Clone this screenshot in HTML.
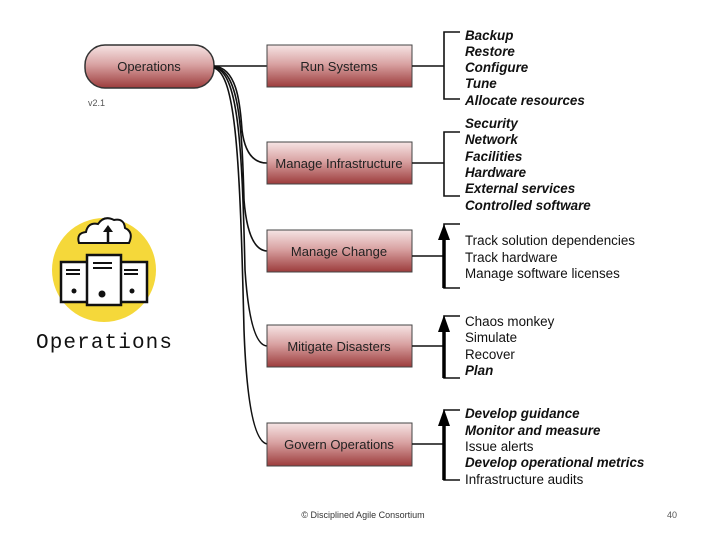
<!DOCTYPE html>
<html><head><style>
body{margin:0;background:#fff;}
svg{display:block;}
.t{font-family:"Liberation Sans",sans-serif;font-size:13.4px;fill:#111;}
.bi{font-weight:bold;font-style:italic;}
.bx{font-family:"Liberation Sans",sans-serif;font-size:13px;fill:#222;text-anchor:middle;}
</style></head><body>
<svg width="720" height="540" viewBox="0 0 720 540" xmlns="http://www.w3.org/2000/svg">
<defs>
<linearGradient id="g" x1="0" y1="0" x2="0" y2="1">
<stop offset="0" stop-color="#f6e4e4"/><stop offset="0.45" stop-color="#d9a3a3"/><stop offset="1" stop-color="#9c3c3c"/>
</linearGradient>
</defs>
<rect x="85" y="45" width="129" height="43" rx="20" fill="url(#g)" stroke="#333" stroke-width="1.5"/>
<text class="bx" x="149" y="71">Operations</text>
<text x="88" y="106" font-family="Liberation Sans,sans-serif" font-size="9" fill="#555">v2.1</text>
<g fill="none" stroke="#111" stroke-width="1.6">
<path d="M214,66 L267,66"/>
<path d="M214,66 C236,68 240,100 242,130 Q246,163 267,163"/>
<path d="M214,67 C238,70 242,120 244,200 Q248,250 267,251"/>
<path d="M214,67 C238,72 242,140 245,270 Q250,345 267,346"/>
<path d="M214,68 C236,74 240,160 244,330 Q248,440 267,444"/>
</g>
<g stroke="#444" stroke-width="1">
<rect x="267" y="45" width="145" height="42" fill="url(#g)"/>
<rect x="267" y="142" width="145" height="42" fill="url(#g)"/>
<rect x="267" y="230" width="145" height="42" fill="url(#g)"/>
<rect x="267" y="325" width="145" height="42" fill="url(#g)"/>
<rect x="267" y="423" width="145" height="43" fill="url(#g)"/>
</g>
<text class="bx" x="339" y="71">Run Systems</text>
<text class="bx" x="339" y="168">Manage Infrastructure</text>
<text class="bx" x="339" y="256">Manage Change</text>
<text class="bx" x="339" y="351">Mitigate Disasters</text>
<text class="bx" x="339" y="449">Govern Operations</text>
<g fill="none" stroke="#111" stroke-width="1.6">
<path d="M412,66 H444 M460,32 H444 V99 H460"/>
<path d="M412,163 H444 M460,132 H444 V196 H460"/>
<path d="M412,256 H444 M460,224 H444 V288 H460"/>
<path d="M412,346 H444 M460,316 H444 V378 H460"/>
<path d="M412,444 H444 M460,410 H444 V480 H460"/>
</g>
<g stroke="#000" stroke-width="3.5">
<line x1="444" y1="238" x2="444" y2="288"/>
<line x1="444" y1="330" x2="444" y2="378"/>
<line x1="444" y1="424" x2="444" y2="480"/>
</g>
<g fill="#000">
<polygon points="444,224 438,240 450,240"/>
<polygon points="444,315 438,332 450,332"/>
<polygon points="444,409 438,426 450,426"/>
</g>
<g class="t bi">
<text x="465" y="40">Backup</text><text x="465" y="56">Restore</text><text x="465" y="72">Configure</text><text x="465" y="88">Tune</text><text x="465" y="105">Allocate resources</text>
<text x="465" y="128">Security</text><text x="465" y="144">Network</text><text x="465" y="161">Facilities</text><text x="465" y="177">Hardware</text><text x="465" y="193">External services</text><text x="465" y="210">Controlled software</text>
<text x="465" y="375">Plan</text>
<text x="465" y="418">Develop guidance</text><text x="465" y="435">Monitor and measure</text><text x="465" y="467">Develop operational metrics</text>
</g>
<g class="t">
<text x="465" y="245">Track solution dependencies</text><text x="465" y="262">Track hardware</text><text x="465" y="278">Manage software licenses</text>
<text x="465" y="326">Chaos monkey</text><text x="465" y="342">Simulate</text><text x="465" y="359">Recover</text>
<text x="465" y="451">Issue alerts</text><text x="465" y="484">Infrastructure audits</text>
</g>
<circle cx="104" cy="270" r="52" fill="#f5d83a"/>
<path d="M79,243 Q76,233 86,232 Q88,222 98,224 Q104,215 114,220 Q124,218 125,228 Q134,232 129,243 Z" fill="#fff" stroke="#111" stroke-width="2"/>
<line x1="108" y1="243" x2="108" y2="230" stroke="#111" stroke-width="2.5"/>
<polygon points="108,225 103,232 113,232" fill="#111"/>
<rect x="61" y="262" width="28" height="40" fill="#fff" stroke="#111" stroke-width="2.5"/>
<rect x="119" y="262" width="28" height="40" fill="#fff" stroke="#111" stroke-width="2.5"/>
<rect x="87" y="255" width="34" height="50" fill="#fff" stroke="#111" stroke-width="2.5"/>
<g stroke="#111" stroke-width="2"><line x1="66" y1="270" x2="80" y2="270"/><line x1="66" y1="274" x2="80" y2="274"/><line x1="124" y1="270" x2="138" y2="270"/><line x1="124" y1="274" x2="138" y2="274"/><line x1="93" y1="263" x2="112" y2="263"/><line x1="93" y1="268" x2="112" y2="268"/></g>
<circle cx="74" cy="291" r="2.5" fill="#111"/><circle cx="132" cy="291" r="2.5" fill="#111"/><circle cx="102" cy="294" r="3.5" fill="#111"/>
<text x="36" y="348" font-family="Liberation Mono,monospace" font-size="21" fill="#111" textLength="136">Operations</text>
<text x="363" y="518" text-anchor="middle" font-family="Liberation Sans,sans-serif" font-size="9" fill="#333">© Disciplined Agile Consortium</text>
<text x="672" y="518" text-anchor="middle" font-family="Liberation Sans,sans-serif" font-size="9" fill="#555">40</text>
</svg>
</body></html>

# [The request]
Write out each line of the data exactly; the images should be left out.

# [Expected answer]
Clone this screenshot in HTML.
<!DOCTYPE html>
<html><head><style>
body{margin:0;background:#fff;}
svg{display:block;}
.t{font-family:"Liberation Sans",sans-serif;font-size:13.4px;fill:#111;}
.bi{font-weight:bold;font-style:italic;}
.bx{font-family:"Liberation Sans",sans-serif;font-size:13px;fill:#222;text-anchor:middle;}
</style></head><body>
<svg width="720" height="540" viewBox="0 0 720 540" xmlns="http://www.w3.org/2000/svg">
<defs>
<linearGradient id="g" x1="0" y1="0" x2="0" y2="1">
<stop offset="0" stop-color="#f6e4e4"/><stop offset="0.45" stop-color="#d9a3a3"/><stop offset="1" stop-color="#9c3c3c"/>
</linearGradient>
</defs>
<rect x="85" y="45" width="129" height="43" rx="20" fill="url(#g)" stroke="#333" stroke-width="1.5"/>
<text class="bx" x="149" y="71">Operations</text>
<text x="88" y="106" font-family="Liberation Sans,sans-serif" font-size="9" fill="#555">v2.1</text>
<g fill="none" stroke="#111" stroke-width="1.6">
<path d="M214,66 L267,66"/>
<path d="M214,66 C236,68 240,100 242,130 Q246,163 267,163"/>
<path d="M214,67 C238,70 242,120 244,200 Q248,250 267,251"/>
<path d="M214,67 C238,72 242,140 245,270 Q250,345 267,346"/>
<path d="M214,68 C236,74 240,160 244,330 Q248,440 267,444"/>
</g>
<g stroke="#444" stroke-width="1">
<rect x="267" y="45" width="145" height="42" fill="url(#g)"/>
<rect x="267" y="142" width="145" height="42" fill="url(#g)"/>
<rect x="267" y="230" width="145" height="42" fill="url(#g)"/>
<rect x="267" y="325" width="145" height="42" fill="url(#g)"/>
<rect x="267" y="423" width="145" height="43" fill="url(#g)"/>
</g>
<text class="bx" x="339" y="71">Run Systems</text>
<text class="bx" x="339" y="168">Manage Infrastructure</text>
<text class="bx" x="339" y="256">Manage Change</text>
<text class="bx" x="339" y="351">Mitigate Disasters</text>
<text class="bx" x="339" y="449">Govern Operations</text>
<g fill="none" stroke="#111" stroke-width="1.6">
<path d="M412,66 H444 M460,32 H444 V99 H460"/>
<path d="M412,163 H444 M460,132 H444 V196 H460"/>
<path d="M412,256 H444 M460,224 H444 V288 H460"/>
<path d="M412,346 H444 M460,316 H444 V378 H460"/>
<path d="M412,444 H444 M460,410 H444 V480 H460"/>
</g>
<g stroke="#000" stroke-width="3.5">
<line x1="444" y1="238" x2="444" y2="288"/>
<line x1="444" y1="330" x2="444" y2="378"/>
<line x1="444" y1="424" x2="444" y2="480"/>
</g>
<g fill="#000">
<polygon points="444,224 438,240 450,240"/>
<polygon points="444,315 438,332 450,332"/>
<polygon points="444,409 438,426 450,426"/>
</g>
<g class="t bi">
<text x="465" y="40">Backup</text><text x="465" y="56">Restore</text><text x="465" y="72">Configure</text><text x="465" y="88">Tune</text><text x="465" y="105">Allocate resources</text>
<text x="465" y="128">Security</text><text x="465" y="144">Network</text><text x="465" y="161">Facilities</text><text x="465" y="177">Hardware</text><text x="465" y="193">External services</text><text x="465" y="210">Controlled software</text>
<text x="465" y="375">Plan</text>
<text x="465" y="418">Develop guidance</text><text x="465" y="435">Monitor and measure</text><text x="465" y="467">Develop operational metrics</text>
</g>
<g class="t">
<text x="465" y="245">Track solution dependencies</text><text x="465" y="262">Track hardware</text><text x="465" y="278">Manage software licenses</text>
<text x="465" y="326">Chaos monkey</text><text x="465" y="342">Simulate</text><text x="465" y="359">Recover</text>
<text x="465" y="451">Issue alerts</text><text x="465" y="484">Infrastructure audits</text>
</g>
<circle cx="104" cy="270" r="52" fill="#f5d83a"/>
<path d="M79,243 Q76,233 86,232 Q88,222 98,224 Q104,215 114,220 Q124,218 125,228 Q134,232 129,243 Z" fill="#fff" stroke="#111" stroke-width="2"/>
<line x1="108" y1="243" x2="108" y2="230" stroke="#111" stroke-width="2.5"/>
<polygon points="108,225 103,232 113,232" fill="#111"/>
<rect x="61" y="262" width="28" height="40" fill="#fff" stroke="#111" stroke-width="2.5"/>
<rect x="119" y="262" width="28" height="40" fill="#fff" stroke="#111" stroke-width="2.5"/>
<rect x="87" y="255" width="34" height="50" fill="#fff" stroke="#111" stroke-width="2.5"/>
<g stroke="#111" stroke-width="2"><line x1="66" y1="270" x2="80" y2="270"/><line x1="66" y1="274" x2="80" y2="274"/><line x1="124" y1="270" x2="138" y2="270"/><line x1="124" y1="274" x2="138" y2="274"/><line x1="93" y1="263" x2="112" y2="263"/><line x1="93" y1="268" x2="112" y2="268"/></g>
<circle cx="74" cy="291" r="2.5" fill="#111"/><circle cx="132" cy="291" r="2.5" fill="#111"/><circle cx="102" cy="294" r="3.5" fill="#111"/>
<text x="36" y="348" font-family="Liberation Mono,monospace" font-size="21" fill="#111" textLength="136">Operations</text>
<text x="363" y="518" text-anchor="middle" font-family="Liberation Sans,sans-serif" font-size="9" fill="#333">© Disciplined Agile Consortium</text>
<text x="672" y="518" text-anchor="middle" font-family="Liberation Sans,sans-serif" font-size="9" fill="#555">40</text>
</svg>
</body></html>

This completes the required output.